### Problem requirements
Quote exactly the lines from the line containing "Write a web" to the line containing "const yTicks = [0.0,0.2,0.4,0.6,0.8,1.0];", both lines included, please, and nothing more.

### Raw data
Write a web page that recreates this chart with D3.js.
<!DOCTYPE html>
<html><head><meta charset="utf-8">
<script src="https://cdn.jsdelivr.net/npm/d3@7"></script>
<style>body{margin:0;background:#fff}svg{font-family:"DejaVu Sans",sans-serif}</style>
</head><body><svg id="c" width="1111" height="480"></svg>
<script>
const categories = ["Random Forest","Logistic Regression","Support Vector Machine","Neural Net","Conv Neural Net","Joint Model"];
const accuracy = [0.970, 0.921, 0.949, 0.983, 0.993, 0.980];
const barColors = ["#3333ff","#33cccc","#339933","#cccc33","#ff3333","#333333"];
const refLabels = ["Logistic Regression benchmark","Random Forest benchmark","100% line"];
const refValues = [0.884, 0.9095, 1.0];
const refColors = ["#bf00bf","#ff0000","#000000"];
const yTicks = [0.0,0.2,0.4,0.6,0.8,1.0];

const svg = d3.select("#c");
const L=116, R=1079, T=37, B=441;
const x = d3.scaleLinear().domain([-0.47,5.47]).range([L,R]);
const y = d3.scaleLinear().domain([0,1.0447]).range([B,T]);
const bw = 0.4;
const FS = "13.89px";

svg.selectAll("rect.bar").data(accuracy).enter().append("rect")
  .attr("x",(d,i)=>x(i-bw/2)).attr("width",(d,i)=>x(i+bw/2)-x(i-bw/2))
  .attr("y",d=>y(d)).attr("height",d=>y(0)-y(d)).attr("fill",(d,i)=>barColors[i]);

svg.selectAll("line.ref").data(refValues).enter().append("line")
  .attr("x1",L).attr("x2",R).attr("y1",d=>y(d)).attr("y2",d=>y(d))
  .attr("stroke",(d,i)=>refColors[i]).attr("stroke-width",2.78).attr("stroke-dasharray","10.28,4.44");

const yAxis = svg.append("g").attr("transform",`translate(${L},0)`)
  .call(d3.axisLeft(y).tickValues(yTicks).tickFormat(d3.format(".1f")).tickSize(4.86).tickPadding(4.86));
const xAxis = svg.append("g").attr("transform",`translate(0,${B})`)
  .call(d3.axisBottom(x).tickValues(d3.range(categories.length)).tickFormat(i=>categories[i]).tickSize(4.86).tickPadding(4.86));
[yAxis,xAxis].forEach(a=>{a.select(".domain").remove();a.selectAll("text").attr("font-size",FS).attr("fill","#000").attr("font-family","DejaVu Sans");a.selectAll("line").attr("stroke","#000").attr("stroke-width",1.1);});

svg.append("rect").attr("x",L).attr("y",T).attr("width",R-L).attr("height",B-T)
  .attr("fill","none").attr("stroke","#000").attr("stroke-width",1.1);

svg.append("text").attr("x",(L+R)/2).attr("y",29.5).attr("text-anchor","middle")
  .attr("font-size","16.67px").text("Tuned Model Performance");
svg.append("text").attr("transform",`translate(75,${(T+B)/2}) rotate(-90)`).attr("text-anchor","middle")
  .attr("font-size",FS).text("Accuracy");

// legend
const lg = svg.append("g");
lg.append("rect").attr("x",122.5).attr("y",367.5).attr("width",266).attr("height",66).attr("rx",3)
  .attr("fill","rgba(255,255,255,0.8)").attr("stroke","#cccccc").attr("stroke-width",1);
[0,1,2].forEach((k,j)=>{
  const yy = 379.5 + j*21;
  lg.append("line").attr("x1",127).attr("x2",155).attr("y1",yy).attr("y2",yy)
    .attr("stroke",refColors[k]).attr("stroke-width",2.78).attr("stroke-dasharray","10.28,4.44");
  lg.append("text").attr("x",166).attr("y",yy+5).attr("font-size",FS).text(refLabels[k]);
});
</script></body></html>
==
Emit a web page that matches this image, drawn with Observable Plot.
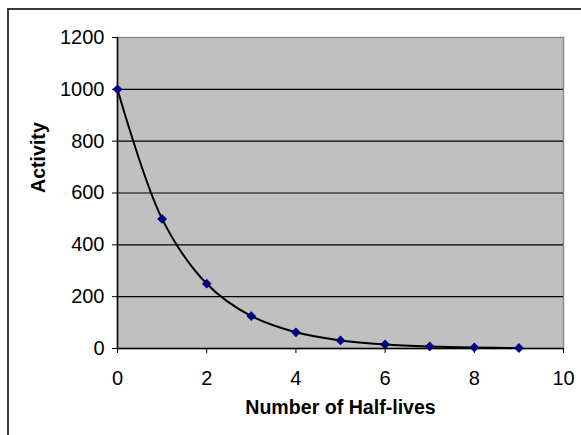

### Complete response
Write a web page that recreates this chart with D3.js.
<!DOCTYPE html>
<html><head><meta charset="utf-8">
<script src="https://cdn.jsdelivr.net/npm/d3@7"></script>
<style>body{margin:0;background:#fff}svg{font-family:"DejaVu Sans",sans-serif}</style>
</head><body><svg id="c" width="1111" height="480"></svg>
<script>
const categories = ["Random Forest","Logistic Regression","Support Vector Machine","Neural Net","Conv Neural Net","Joint Model"];
const accuracy = [0.970, 0.921, 0.949, 0.983, 0.993, 0.980];
const barColors = ["#3333ff","#33cccc","#339933","#cccc33","#ff3333","#333333"];
const refLabels = ["Logistic Regression benchmark","Random Forest benchmark","100% line"];
const refValues = [0.884, 0.9095, 1.0];
const refColors = ["#bf00bf","#ff0000","#000000"];
const yTicks = [0.0,0.2,0.4,0.6,0.8,1.0];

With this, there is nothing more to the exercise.